Peregrine Homes v. Jefferson Bank & Trust

Annotate this Case

713 P.2d 1342 (1985)

PEREGRINE HOMES, INC., and Donald Chad Goldy, Plaintiffs-Appellants, v. JEFFERSON BANK AND TRUST, Defendant-Appellee.

No. 84CA0371.

Colorado Court of Appeals, Div. I.

September 19, 1985.

Rehearing Denied October 24, 1985.

Certiorari Denied February 24, 1986.

*1343 Powers Professional Corp., William Powers, Littleton, for plaintiffs-appellants.

Norton & Miller, Dale E. Miller, Golden, for defendant-appellee.

Certiorari Denied (Peregrine) February 24, 1986.


Plaintiffs, Peregrine Homes, Inc., and Donald Chad Goldy, brought suit against defendant, Jefferson Bank and Trust (the Bank), for breach of a deposit contract. At the conclusion of trial, the jury returned a verdict for plaintiffs in the amount of $10,928.34 for checks improperly paid. Plaintiffs appeal the judgment, alleging that the trial court erred in excluding evidence of consequential damages. We affirm.

Plaintiffs' claims arose from a checking account maintained by Peregrine at the Bank. The Bank honored a series of checks bearing only the signature of Diane W. Dunkirk, secretary of Peregrine. After it became evident that much of this money had been misappropriated, Peregrine, and Goldy, who was personally liable on some of the debt created by the misappropriation, brought suit against the Bank alleging that the Bank had violated the deposit agreement by honoring checks bearing only Dunkirk's signature. Plaintiffs alleged that under the deposit agreement both Dunkirk's and Goldy's signatures were required on Peregrine checks. However, the signature card which listed Goldy's and Dunkirk's signatures did not specify that both signatures were necessary, and several checks had been negotiated which were signed by Goldy alone.

At trial, the court ruled that evidence of consequential damages would not be admitted until plaintiffs had established a prima facie case of bad faith on the part of the Bank. At the conclusion of the plaintiffs' case, the court directed a verdict on the issue of consequential damages, finding that plaintiffs had failed to meet this threshold requirement.

Plaintiffs contend that the trial court erred in its determination that they failed to establish a prima facie case of bad faith on the part of the Bank. We disagree.

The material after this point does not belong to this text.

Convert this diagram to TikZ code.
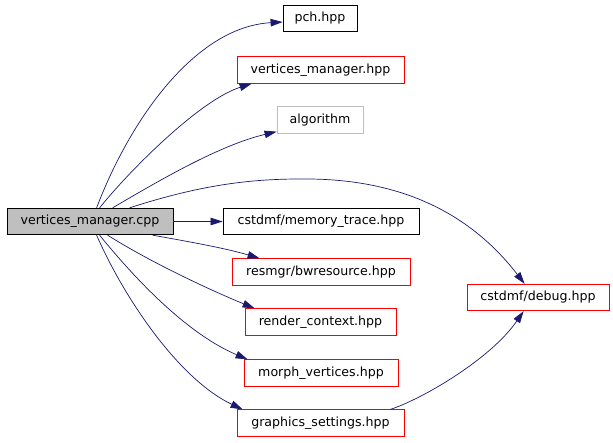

Absent a showing of bad faith, § 4-4-103(5), C.R.S., limits the liability of a bank for improper payments against an account as a result of failure to exercise due care to "the amount of the item reduced by an amount which could not have been realized by the use of ordinary care." See Isaac v. American Heritage Bank & Trust Co., 675 P.2d 742 (Colo.1984). If bad faith is shown to be present, the amount recoverable includes "other damages, if any, suffered by the party as a proximate consequence." Section 4-4-103(5), C.R.S.

A finding of bad faith cannot rest upon speculation, surmise, or conjecture, Denver v. District Court, 196 Colo. 134, 582 P.2d 678 (1978), and mere allegations or conclusions are insufficient to create a factual issue. Vail National Bank v. J. Wheeler Construction Corp., 669 P.2d 1038 (Colo. App.1983).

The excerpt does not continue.